Do not include the pictures; repeat the rest of the data exactly.

# # # # #

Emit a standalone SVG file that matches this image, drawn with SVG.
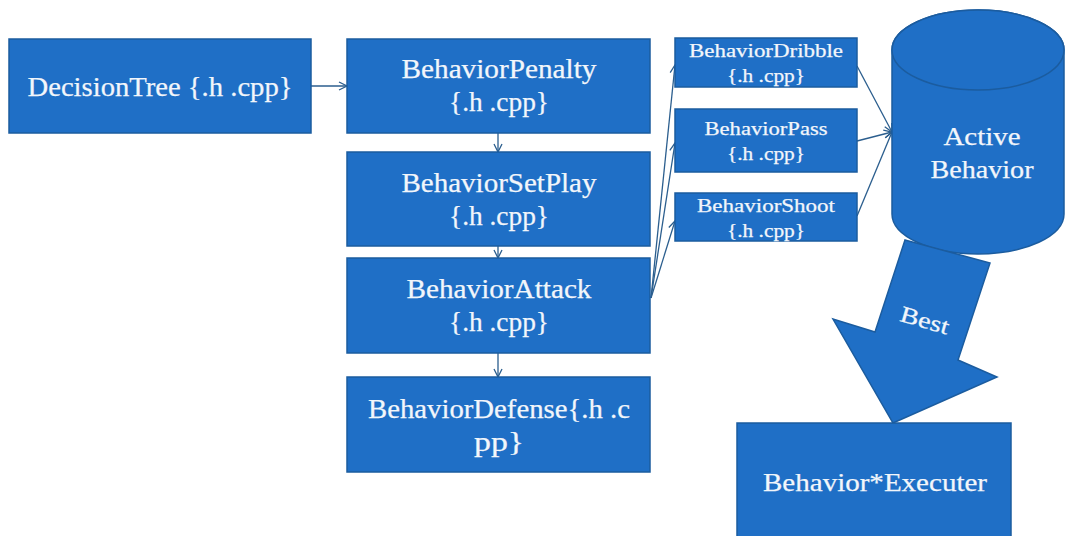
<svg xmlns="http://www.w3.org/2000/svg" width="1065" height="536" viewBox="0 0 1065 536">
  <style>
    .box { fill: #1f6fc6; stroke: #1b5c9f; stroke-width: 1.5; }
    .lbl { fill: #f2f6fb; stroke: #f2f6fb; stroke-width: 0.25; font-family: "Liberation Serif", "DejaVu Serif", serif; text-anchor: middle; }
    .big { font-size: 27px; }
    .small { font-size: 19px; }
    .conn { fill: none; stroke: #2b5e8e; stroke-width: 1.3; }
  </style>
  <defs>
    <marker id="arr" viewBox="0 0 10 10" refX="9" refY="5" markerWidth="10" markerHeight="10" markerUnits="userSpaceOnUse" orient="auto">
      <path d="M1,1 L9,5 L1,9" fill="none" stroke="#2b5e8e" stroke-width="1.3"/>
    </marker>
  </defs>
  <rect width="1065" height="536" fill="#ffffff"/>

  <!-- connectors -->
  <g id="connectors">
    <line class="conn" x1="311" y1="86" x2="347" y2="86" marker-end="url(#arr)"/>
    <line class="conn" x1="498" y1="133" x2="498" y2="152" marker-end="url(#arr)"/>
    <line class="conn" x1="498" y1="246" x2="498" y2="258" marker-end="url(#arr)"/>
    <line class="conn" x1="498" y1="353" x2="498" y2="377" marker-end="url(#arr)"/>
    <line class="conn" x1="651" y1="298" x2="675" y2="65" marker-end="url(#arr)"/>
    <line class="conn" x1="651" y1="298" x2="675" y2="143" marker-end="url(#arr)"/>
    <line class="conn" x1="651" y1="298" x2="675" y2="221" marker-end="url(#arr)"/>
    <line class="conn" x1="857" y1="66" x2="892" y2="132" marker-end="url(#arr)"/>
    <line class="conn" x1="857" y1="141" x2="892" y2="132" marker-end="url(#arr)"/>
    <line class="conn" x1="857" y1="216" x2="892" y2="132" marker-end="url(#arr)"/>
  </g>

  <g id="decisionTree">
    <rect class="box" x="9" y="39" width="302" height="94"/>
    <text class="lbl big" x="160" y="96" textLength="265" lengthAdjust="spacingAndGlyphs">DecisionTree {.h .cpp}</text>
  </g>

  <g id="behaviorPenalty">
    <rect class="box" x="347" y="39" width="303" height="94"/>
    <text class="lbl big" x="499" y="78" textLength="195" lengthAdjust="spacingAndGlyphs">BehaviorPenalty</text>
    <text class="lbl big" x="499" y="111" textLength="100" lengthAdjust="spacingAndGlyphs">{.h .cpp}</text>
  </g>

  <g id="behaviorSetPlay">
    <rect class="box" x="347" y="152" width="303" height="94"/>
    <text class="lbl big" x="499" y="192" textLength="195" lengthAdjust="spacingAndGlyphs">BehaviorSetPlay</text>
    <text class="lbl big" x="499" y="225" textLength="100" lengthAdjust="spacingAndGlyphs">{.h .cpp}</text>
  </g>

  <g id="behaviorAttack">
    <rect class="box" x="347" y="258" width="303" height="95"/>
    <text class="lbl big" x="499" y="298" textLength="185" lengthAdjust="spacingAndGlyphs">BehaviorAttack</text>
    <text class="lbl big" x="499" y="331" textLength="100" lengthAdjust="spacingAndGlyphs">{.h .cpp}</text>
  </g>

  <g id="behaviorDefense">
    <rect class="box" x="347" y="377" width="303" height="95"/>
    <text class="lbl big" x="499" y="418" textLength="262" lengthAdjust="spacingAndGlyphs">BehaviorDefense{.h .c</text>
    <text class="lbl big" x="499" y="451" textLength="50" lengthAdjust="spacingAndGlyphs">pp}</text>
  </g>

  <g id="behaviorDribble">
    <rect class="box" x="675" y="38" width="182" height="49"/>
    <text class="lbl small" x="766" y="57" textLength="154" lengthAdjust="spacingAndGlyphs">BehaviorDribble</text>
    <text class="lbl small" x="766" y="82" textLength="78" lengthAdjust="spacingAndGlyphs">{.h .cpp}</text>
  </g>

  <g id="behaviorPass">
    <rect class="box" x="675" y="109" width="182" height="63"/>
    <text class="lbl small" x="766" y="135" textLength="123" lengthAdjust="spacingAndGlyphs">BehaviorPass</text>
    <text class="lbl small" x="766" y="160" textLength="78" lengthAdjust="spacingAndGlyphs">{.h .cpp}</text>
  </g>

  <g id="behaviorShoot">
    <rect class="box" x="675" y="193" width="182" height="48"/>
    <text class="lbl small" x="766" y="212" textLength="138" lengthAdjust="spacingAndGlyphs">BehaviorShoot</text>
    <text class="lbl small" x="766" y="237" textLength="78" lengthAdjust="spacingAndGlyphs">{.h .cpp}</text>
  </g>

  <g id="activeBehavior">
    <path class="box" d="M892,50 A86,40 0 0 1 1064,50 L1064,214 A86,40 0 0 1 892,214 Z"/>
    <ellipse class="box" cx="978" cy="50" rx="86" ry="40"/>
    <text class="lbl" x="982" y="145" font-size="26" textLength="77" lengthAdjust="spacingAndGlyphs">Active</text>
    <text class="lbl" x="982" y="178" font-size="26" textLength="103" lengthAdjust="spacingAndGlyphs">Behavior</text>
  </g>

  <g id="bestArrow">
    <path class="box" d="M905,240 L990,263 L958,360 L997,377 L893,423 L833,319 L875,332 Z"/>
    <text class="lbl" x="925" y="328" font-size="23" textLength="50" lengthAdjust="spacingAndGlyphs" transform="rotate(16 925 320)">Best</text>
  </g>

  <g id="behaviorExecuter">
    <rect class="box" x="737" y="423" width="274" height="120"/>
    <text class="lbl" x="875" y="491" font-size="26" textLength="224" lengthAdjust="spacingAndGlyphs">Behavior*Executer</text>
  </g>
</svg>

# # # # #

Result of the task:
Emit a standalone SVG file that matches this image, drawn with SVG.
<svg xmlns="http://www.w3.org/2000/svg" width="1065" height="536" viewBox="0 0 1065 536">
  <style>
    .box { fill: #1f6fc6; stroke: #1b5c9f; stroke-width: 1.5; }
    .lbl { fill: #f2f6fb; stroke: #f2f6fb; stroke-width: 0.25; font-family: "Liberation Serif", "DejaVu Serif", serif; text-anchor: middle; }
    .big { font-size: 27px; }
    .small { font-size: 19px; }
    .conn { fill: none; stroke: #2b5e8e; stroke-width: 1.3; }
  </style>
  <defs>
    <marker id="arr" viewBox="0 0 10 10" refX="9" refY="5" markerWidth="10" markerHeight="10" markerUnits="userSpaceOnUse" orient="auto">
      <path d="M1,1 L9,5 L1,9" fill="none" stroke="#2b5e8e" stroke-width="1.3"/>
    </marker>
  </defs>
  <rect width="1065" height="536" fill="#ffffff"/>

  <!-- connectors -->
  <g id="connectors">
    <line class="conn" x1="311" y1="86" x2="347" y2="86" marker-end="url(#arr)"/>
    <line class="conn" x1="498" y1="133" x2="498" y2="152" marker-end="url(#arr)"/>
    <line class="conn" x1="498" y1="246" x2="498" y2="258" marker-end="url(#arr)"/>
    <line class="conn" x1="498" y1="353" x2="498" y2="377" marker-end="url(#arr)"/>
    <line class="conn" x1="651" y1="298" x2="675" y2="65" marker-end="url(#arr)"/>
    <line class="conn" x1="651" y1="298" x2="675" y2="143" marker-end="url(#arr)"/>
    <line class="conn" x1="651" y1="298" x2="675" y2="221" marker-end="url(#arr)"/>
    <line class="conn" x1="857" y1="66" x2="892" y2="132" marker-end="url(#arr)"/>
    <line class="conn" x1="857" y1="141" x2="892" y2="132" marker-end="url(#arr)"/>
    <line class="conn" x1="857" y1="216" x2="892" y2="132" marker-end="url(#arr)"/>
  </g>

  <g id="decisionTree">
    <rect class="box" x="9" y="39" width="302" height="94"/>
    <text class="lbl big" x="160" y="96" textLength="265" lengthAdjust="spacingAndGlyphs">DecisionTree {.h .cpp}</text>
  </g>

  <g id="behaviorPenalty">
    <rect class="box" x="347" y="39" width="303" height="94"/>
    <text class="lbl big" x="499" y="78" textLength="195" lengthAdjust="spacingAndGlyphs">BehaviorPenalty</text>
    <text class="lbl big" x="499" y="111" textLength="100" lengthAdjust="spacingAndGlyphs">{.h .cpp}</text>
  </g>

  <g id="behaviorSetPlay">
    <rect class="box" x="347" y="152" width="303" height="94"/>
    <text class="lbl big" x="499" y="192" textLength="195" lengthAdjust="spacingAndGlyphs">BehaviorSetPlay</text>
    <text class="lbl big" x="499" y="225" textLength="100" lengthAdjust="spacingAndGlyphs">{.h .cpp}</text>
  </g>

  <g id="behaviorAttack">
    <rect class="box" x="347" y="258" width="303" height="95"/>
    <text class="lbl big" x="499" y="298" textLength="185" lengthAdjust="spacingAndGlyphs">BehaviorAttack</text>
    <text class="lbl big" x="499" y="331" textLength="100" lengthAdjust="spacingAndGlyphs">{.h .cpp}</text>
  </g>

  <g id="behaviorDefense">
    <rect class="box" x="347" y="377" width="303" height="95"/>
    <text class="lbl big" x="499" y="418" textLength="262" lengthAdjust="spacingAndGlyphs">BehaviorDefense{.h .c</text>
    <text class="lbl big" x="499" y="451" textLength="50" lengthAdjust="spacingAndGlyphs">pp}</text>
  </g>

  <g id="behaviorDribble">
    <rect class="box" x="675" y="38" width="182" height="49"/>
    <text class="lbl small" x="766" y="57" textLength="154" lengthAdjust="spacingAndGlyphs">BehaviorDribble</text>
    <text class="lbl small" x="766" y="82" textLength="78" lengthAdjust="spacingAndGlyphs">{.h .cpp}</text>
  </g>

  <g id="behaviorPass">
    <rect class="box" x="675" y="109" width="182" height="63"/>
    <text class="lbl small" x="766" y="135" textLength="123" lengthAdjust="spacingAndGlyphs">BehaviorPass</text>
    <text class="lbl small" x="766" y="160" textLength="78" lengthAdjust="spacingAndGlyphs">{.h .cpp}</text>
  </g>

  <g id="behaviorShoot">
    <rect class="box" x="675" y="193" width="182" height="48"/>
    <text class="lbl small" x="766" y="212" textLength="138" lengthAdjust="spacingAndGlyphs">BehaviorShoot</text>
    <text class="lbl small" x="766" y="237" textLength="78" lengthAdjust="spacingAndGlyphs">{.h .cpp}</text>
  </g>

  <g id="activeBehavior">
    <path class="box" d="M892,50 A86,40 0 0 1 1064,50 L1064,214 A86,40 0 0 1 892,214 Z"/>
    <ellipse class="box" cx="978" cy="50" rx="86" ry="40"/>
    <text class="lbl" x="982" y="145" font-size="26" textLength="77" lengthAdjust="spacingAndGlyphs">Active</text>
    <text class="lbl" x="982" y="178" font-size="26" textLength="103" lengthAdjust="spacingAndGlyphs">Behavior</text>
  </g>

  <g id="bestArrow">
    <path class="box" d="M905,240 L990,263 L958,360 L997,377 L893,423 L833,319 L875,332 Z"/>
    <text class="lbl" x="925" y="328" font-size="23" textLength="50" lengthAdjust="spacingAndGlyphs" transform="rotate(16 925 320)">Best</text>
  </g>

  <g id="behaviorExecuter">
    <rect class="box" x="737" y="423" width="274" height="120"/>
    <text class="lbl" x="875" y="491" font-size="26" textLength="224" lengthAdjust="spacingAndGlyphs">Behavior*Executer</text>
  </g>
</svg>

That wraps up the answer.